(j3.2006) (SC22WG5.5368) J3/14-279: J3 Fortran interp letter ballot #32 revised - due 9-Jan-2015

Malcolm Cohen malcolm
Wed Jan 14 03:22:35 EST 2015


Bill Long writes:

>For F08/0110:
>-------------
>
>I agree with the intent of the answer, but I think the edits say
>things we don't intend. In particular, "affected by [the] data
>transfer" is too broad.
>
>In the [243:3-5] edit we are saying that the value of the SIZE=
>specifier cannot "be affected by data transfer caused by that
>statement".  This is certainly not true.  The data transfer
>*determines* the value.

It is not affected by the data transfer, it is affected by "what the data is". 
That is a horse of a different colour.  The data transfer is the transfer of the 
data, which comes down to the definition of items in the input-list or (for an 
interrnal output statement) the definition of characters in the internal file.

That is, the input (or output) data determines both the "data transfer" and the 
SIZE= value.  It is not the actual transferring part that determines the SIZE= 
value.  The "data transfer" is a subset of item (6) in 9.6.4.1p2, whereas 
setting SIZE= is item (9).

I guess we could replace "data transfer" by "definition of variables by the 
transfer of the data", but that seems rather excessively verbose (ironic given 
your comment on another interp!).

>The [243:6-7] edit implies that the statement
>
>  read (*,*) I, A(I)
>
>is not conforming, since the denotation of A(I) depends on the value
>of I which certainly is "affected by the data transfer". Yet this sort
>of thing appears all over in existing codes.

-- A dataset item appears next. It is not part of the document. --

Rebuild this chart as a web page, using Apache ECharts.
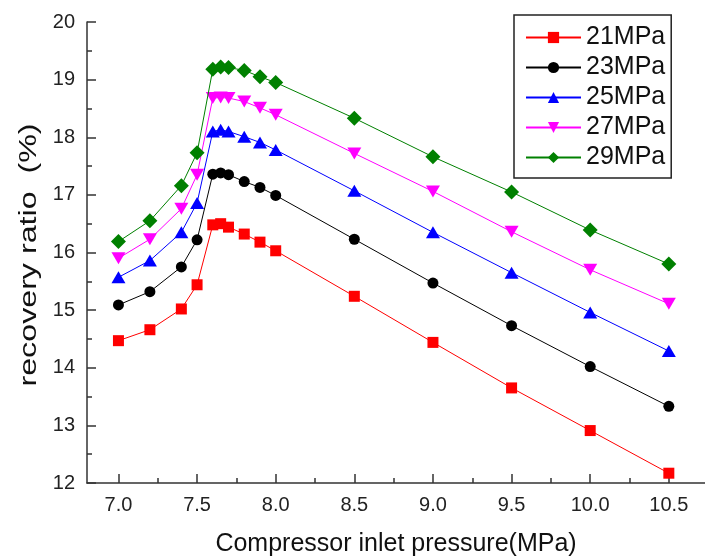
<!DOCTYPE html>
<html>
<head>
<meta charset="utf-8">
<script src="https://cdn.jsdelivr.net/npm/echarts@6/dist/echarts.min.js"></script>
<style>html,body{margin:0;padding:0;background:#fff}#c{width:705px;height:558px}</style>
</head>
<body>
<div id="c"></div>
<script>
const xValues = [7.0, 7.2, 7.4, 7.5, 7.6, 7.65, 7.7, 7.8, 7.9, 8.0, 8.5, 9.0, 9.5, 10.0, 10.5];
const s21 = [14.47, 14.66, 15.02, 15.44, 16.48, 16.50, 16.44, 16.32, 16.18, 16.03, 15.24, 14.44, 13.65, 12.91, 12.17];
const s23 = [15.09, 15.32, 15.75, 16.22, 17.36, 17.38, 17.35, 17.23, 17.13, 16.99, 16.23, 15.47, 14.73, 14.02, 13.33];
const s25 = [15.57, 15.86, 16.35, 16.86, 18.10, 18.13, 18.10, 18.01, 17.91, 17.78, 17.07, 16.35, 15.65, 14.96, 14.29];
const s27 = [15.90, 16.23, 16.76, 17.35, 18.68, 18.69, 18.68, 18.62, 18.51, 18.39, 17.72, 17.06, 16.36, 15.70, 15.11];
const s29 = [16.19, 16.55, 17.16, 17.73, 19.18, 19.22, 19.21, 19.16, 19.05, 18.95, 18.33, 17.66, 17.05, 16.39, 15.80];
const seriesNames = ['21MPa', '23MPa', '25MPa', '27MPa', '29MPa'];
const xTickValues = [7.0, 7.5, 8.0, 8.5, 9.0, 9.5, 10.0, 10.5];
const xTickLabels = ['7.0', '7.5', '8.0', '8.5', '9.0', '9.5', '10.0', '10.5'];
const xMinorTicks = [7.25, 7.75, 8.25, 8.75, 9.25, 9.75, 10.25];
const xTitle = 'Compressor inlet pressure(MPa)';
const yTitle = 'recovery ratio  (%)';

const allData = [s21, s23, s25, s27, s29];
const colors = ['#ff0000', '#000000', '#0000ff', '#ff00ff', '#008000'];
const symbols = ['rect', 'circle', 'triangle', 'triangle', 'diamond'];
const symbolSizes = [11, 11, [14, 12], [14, 12], [15, 15]];
const symbolRotates = [0, 0, 0, 180, 0];

const FONT = 'Liberation Sans, Arial, sans-serif';
const chart = echarts.init(document.getElementById('c'), null, {renderer: 'canvas'});

const series = allData.map((d, i) => ({
  name: seriesNames[i],
  type: 'line',
  data: xValues.map((x, j) => [x, d[j]]),
  symbol: symbols[i],
  symbolSize: symbolSizes[i],
  symbolRotate: symbolRotates[i],
  showAllSymbol: true,
  color: colors[i],
  itemStyle: {color: colors[i]},
  lineStyle: {color: colors[i], width: 1},
  emphasis: {disabled: true},
  animation: false,
  z: 3 + i
}));

chart.setOption({
  backgroundColor: '#fff',
  animation: false,
  grid: {left: 87, right: 0, top: 22, bottom: 75, containLabel: false, outerBoundsMode: 'none'},
  legend: {
    orient: 'vertical',
    left: 514,
    top: 15,
    padding: [10, 6, 8, 11],
    itemGap: 5,
    itemWidth: 55,
    itemHeight: 14,
    borderColor: '#222',
    borderWidth: 1.5,
    data: seriesNames,
    textStyle: {fontFamily: FONT, fontSize: 25, color: '#111', lineHeight: 25}
  },
  graphic: [{
    type: 'text',
    x: 30,
    y: 255,
    rotation: Math.PI / 2,
    scaleX: 1.4,
    style: {
      text: yTitle,
      fontFamily: FONT,
      fontSize: 23,
      fill: '#111',
      textAlign: 'center',
      textVerticalAlign: 'middle'
    }
  }],
  xAxis: [{
    type: 'value',
    min: 6.8,
    max: 10.73,
    name: xTitle,
    nameLocation: 'middle',
    nameGap: 49,
    nameTextStyle: {fontFamily: FONT, fontSize: 25, color: '#111'},
    axisLine: {show: true, lineStyle: {color: '#333', width: 1.5}},
    axisTick: {show: true, inside: true, length: 9, customValues: xTickValues, lineStyle: {color: '#333', width: 1.5}},
    axisLabel: {
      show: true, margin: 12, fontFamily: FONT, fontSize: 20, color: '#222',
      customValues: xTickValues,
      formatter: v => xTickLabels[xTickValues.findIndex(t => Math.abs(t - v) < 1e-6)]
    },
    splitLine: {show: false}
  }, {
    type: 'value',
    min: 6.8,
    max: 10.73,
    position: 'bottom',
    axisLine: {show: false},
    axisTick: {show: true, inside: true, length: 5, customValues: xMinorTicks, lineStyle: {color: '#333', width: 1.5}},
    axisLabel: {show: false},
    splitLine: {show: false}
  }],
  yAxis: {
    type: 'value',
    min: 12,
    max: 20,
    interval: 1,
    axisLine: {show: true, lineStyle: {color: '#333', width: 1.5}},
    axisTick: {show: true, inside: true, length: 9, lineStyle: {color: '#333', width: 1.5}},
    minorTick: {show: true, splitNumber: 2, length: 5, lineStyle: {color: '#333', width: 1.5}},
    axisLabel: {margin: 12, fontFamily: FONT, fontSize: 20, color: '#222'},
    splitLine: {show: false}
  },
  series: series
});
</script>
</body>
</html>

That edit DOES NOT SAY THAT.  It says
  "The denotation of a variable that appears in a specifier ... shall not be 
affected...".

An <input-item> is not a specifier.

That is, this will affect things like (the already invalid):

  read (*,*,iostat=i(n)) n

>For F08/0121:
>-------------
>
>The edit says more than is actually true. Not any <defined-operator>
>is allowed in a specification expression.  This could be fixed by
>changing the edit to "A <defined-operator> defined by a specification
>function may be used in a specification expression."

That would be a broken edit, since a <defined-operator> is not EVER defined by a 
specification function.  It is defined by an INTERFACE block or a GENERIC 
statement.

There is a whole pile of extra rules that need to be followed (data type 
considerations, shape conformance, ...).  Being resolved to a specification 
function is merely one of them.

However, the edit should be using "can" (capability) not "may" (permission). 
That avoids giving the impression that the Introduction is providing normative 
requirements (something it is not allowed to do!).

>For F08/0124:
>-------------
>
>While I agree there is a defect that needs attention, the proposed
>"potential subobject component" term is awkward at best,

(a) That is a matter of opinion.  Some might think it the best descriptive term 
available.

(b) This is an interp.  Improving the wordsmithing of a term is not necessary 
and should not be done unless there is an actual better candidate waiting in the 
wings.

(c) It took us a long time indeed to come up with a term even as good as this 
one...

> and has a recursive definition.

I should hope so too!  That is what the question in the interp was about...

That's why we defined it properly as a special term - even though this interp 
only needs to use it in one place.

>  And the resulting constraint would end "has a
>polymorphic allocatable potential subobject component". Not an example
>of clarity.

The constraint is concerned about having (a component that is):
(a) polymorphic
(b) allocatable
(c) a component whose corresponding structure component is potentially a 
subobject (of the base object of the data-ref),
    i.e. a potential subobject component

Seems pretty clear to me.  Verbose, but not unclear.

>  And it appears to say "allocatable nonpointer" which is
>automatically true, since allocatable and pointer are mutually
>exclusive.

The text "allocatable nonpointer" does not and will not appear in the standard.

We could delete the "allocatable" word since a potential subobject component is 
never a pointer component and therefore polymorphic implies it is necessarily 
allocatable, that gives us
   "has a polymorphic potential subobject component"
I don't object strongly to that, but it does require the reader to "prove the 
lemma" that this is necessarily allocatable (otherwise they *might* get confused 
about polymorphic pointer components).

Anyway, deleting "allocatable" (or not) is wordsmithing at a level not strictly 
necessary for an interp.

Cheers,
-- 
................................Malcolm Cohen, Nihon NAG, Tokyo.